▶ _Dataset section_:
================================

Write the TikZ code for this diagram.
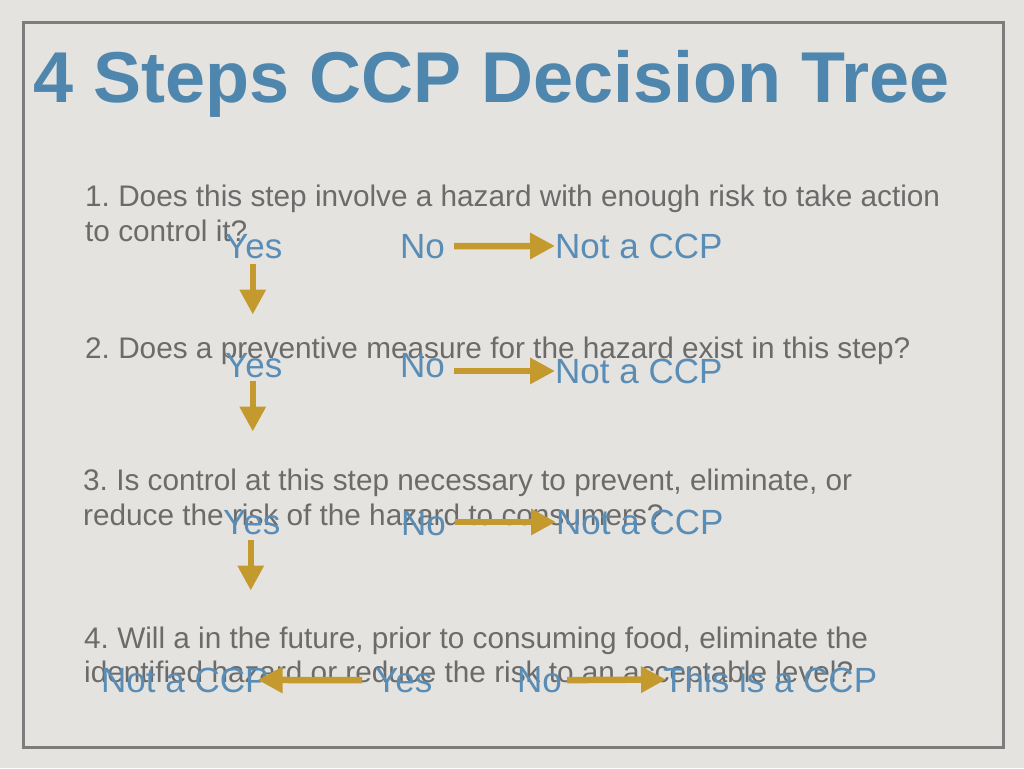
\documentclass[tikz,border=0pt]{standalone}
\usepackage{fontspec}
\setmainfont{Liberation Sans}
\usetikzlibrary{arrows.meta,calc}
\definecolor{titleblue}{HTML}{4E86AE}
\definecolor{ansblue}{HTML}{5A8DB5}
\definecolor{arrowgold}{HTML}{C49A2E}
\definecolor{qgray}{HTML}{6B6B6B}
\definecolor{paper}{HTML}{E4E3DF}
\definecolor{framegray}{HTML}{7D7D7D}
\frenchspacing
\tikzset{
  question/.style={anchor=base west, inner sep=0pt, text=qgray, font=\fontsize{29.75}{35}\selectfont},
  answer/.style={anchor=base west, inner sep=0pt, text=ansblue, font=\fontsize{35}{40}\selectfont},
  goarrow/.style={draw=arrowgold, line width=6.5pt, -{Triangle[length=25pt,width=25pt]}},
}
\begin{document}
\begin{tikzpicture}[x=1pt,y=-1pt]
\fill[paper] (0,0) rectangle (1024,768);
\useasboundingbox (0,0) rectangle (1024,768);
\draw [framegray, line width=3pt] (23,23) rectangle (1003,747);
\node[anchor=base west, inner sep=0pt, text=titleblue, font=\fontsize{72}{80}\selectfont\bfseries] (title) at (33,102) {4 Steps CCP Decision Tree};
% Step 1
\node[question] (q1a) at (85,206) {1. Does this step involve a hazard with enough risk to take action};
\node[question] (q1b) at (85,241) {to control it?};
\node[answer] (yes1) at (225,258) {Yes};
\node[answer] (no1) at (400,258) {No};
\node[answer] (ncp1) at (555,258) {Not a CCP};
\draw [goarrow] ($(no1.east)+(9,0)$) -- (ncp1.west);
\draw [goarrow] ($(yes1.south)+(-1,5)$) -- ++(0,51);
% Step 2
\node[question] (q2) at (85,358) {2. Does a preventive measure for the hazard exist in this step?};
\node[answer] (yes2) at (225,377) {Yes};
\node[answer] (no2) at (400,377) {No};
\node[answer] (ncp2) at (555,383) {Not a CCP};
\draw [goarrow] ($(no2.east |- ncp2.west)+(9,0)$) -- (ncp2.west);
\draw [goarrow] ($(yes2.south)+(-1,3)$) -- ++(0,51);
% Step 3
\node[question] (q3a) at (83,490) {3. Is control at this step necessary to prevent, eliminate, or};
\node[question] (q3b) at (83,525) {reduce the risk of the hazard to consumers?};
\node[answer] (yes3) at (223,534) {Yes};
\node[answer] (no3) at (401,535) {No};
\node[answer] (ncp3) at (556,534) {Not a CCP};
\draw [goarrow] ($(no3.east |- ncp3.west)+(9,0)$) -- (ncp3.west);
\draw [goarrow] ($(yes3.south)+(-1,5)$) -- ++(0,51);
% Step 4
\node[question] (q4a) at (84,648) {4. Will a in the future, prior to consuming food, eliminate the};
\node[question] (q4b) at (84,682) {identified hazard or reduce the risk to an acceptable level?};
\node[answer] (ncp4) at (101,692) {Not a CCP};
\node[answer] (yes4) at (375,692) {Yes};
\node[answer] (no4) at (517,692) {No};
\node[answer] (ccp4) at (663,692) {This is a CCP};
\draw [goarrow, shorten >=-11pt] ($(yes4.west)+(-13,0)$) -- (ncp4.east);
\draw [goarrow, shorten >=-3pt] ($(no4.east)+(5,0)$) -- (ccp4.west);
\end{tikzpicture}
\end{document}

================================

▶ _Your objective_:
Reproduce the listing exactly. Leave its pictures out.

▶ _Task answer_:
Write the TikZ code for this diagram.
\documentclass[tikz,border=0pt]{standalone}
\usepackage{fontspec}
\setmainfont{Liberation Sans}
\usetikzlibrary{arrows.meta,calc}
\definecolor{titleblue}{HTML}{4E86AE}
\definecolor{ansblue}{HTML}{5A8DB5}
\definecolor{arrowgold}{HTML}{C49A2E}
\definecolor{qgray}{HTML}{6B6B6B}
\definecolor{paper}{HTML}{E4E3DF}
\definecolor{framegray}{HTML}{7D7D7D}
\frenchspacing
\tikzset{
  question/.style={anchor=base west, inner sep=0pt, text=qgray, font=\fontsize{29.75}{35}\selectfont},
  answer/.style={anchor=base west, inner sep=0pt, text=ansblue, font=\fontsize{35}{40}\selectfont},
  goarrow/.style={draw=arrowgold, line width=6.5pt, -{Triangle[length=25pt,width=25pt]}},
}
\begin{document}
\begin{tikzpicture}[x=1pt,y=-1pt]
\fill[paper] (0,0) rectangle (1024,768);
\useasboundingbox (0,0) rectangle (1024,768);
\draw [framegray, line width=3pt] (23,23) rectangle (1003,747);
\node[anchor=base west, inner sep=0pt, text=titleblue, font=\fontsize{72}{80}\selectfont\bfseries] (title) at (33,102) {4 Steps CCP Decision Tree};
% Step 1
\node[question] (q1a) at (85,206) {1. Does this step involve a hazard with enough risk to take action};
\node[question] (q1b) at (85,241) {to control it?};
\node[answer] (yes1) at (225,258) {Yes};
\node[answer] (no1) at (400,258) {No};
\node[answer] (ncp1) at (555,258) {Not a CCP};
\draw [goarrow] ($(no1.east)+(9,0)$) -- (ncp1.west);
\draw [goarrow] ($(yes1.south)+(-1,5)$) -- ++(0,51);
% Step 2
\node[question] (q2) at (85,358) {2. Does a preventive measure for the hazard exist in this step?};
\node[answer] (yes2) at (225,377) {Yes};
\node[answer] (no2) at (400,377) {No};
\node[answer] (ncp2) at (555,383) {Not a CCP};
\draw [goarrow] ($(no2.east |- ncp2.west)+(9,0)$) -- (ncp2.west);
\draw [goarrow] ($(yes2.south)+(-1,3)$) -- ++(0,51);
% Step 3
\node[question] (q3a) at (83,490) {3. Is control at this step necessary to prevent, eliminate, or};
\node[question] (q3b) at (83,525) {reduce the risk of the hazard to consumers?};
\node[answer] (yes3) at (223,534) {Yes};
\node[answer] (no3) at (401,535) {No};
\node[answer] (ncp3) at (556,534) {Not a CCP};
\draw [goarrow] ($(no3.east |- ncp3.west)+(9,0)$) -- (ncp3.west);
\draw [goarrow] ($(yes3.south)+(-1,5)$) -- ++(0,51);
% Step 4
\node[question] (q4a) at (84,648) {4. Will a in the future, prior to consuming food, eliminate the};
\node[question] (q4b) at (84,682) {identified hazard or reduce the risk to an acceptable level?};
\node[answer] (ncp4) at (101,692) {Not a CCP};
\node[answer] (yes4) at (375,692) {Yes};
\node[answer] (no4) at (517,692) {No};
\node[answer] (ccp4) at (663,692) {This is a CCP};
\draw [goarrow, shorten >=-11pt] ($(yes4.west)+(-13,0)$) -- (ncp4.east);
\draw [goarrow, shorten >=-3pt] ($(no4.east)+(5,0)$) -- (ccp4.west);
\end{tikzpicture}
\end{document}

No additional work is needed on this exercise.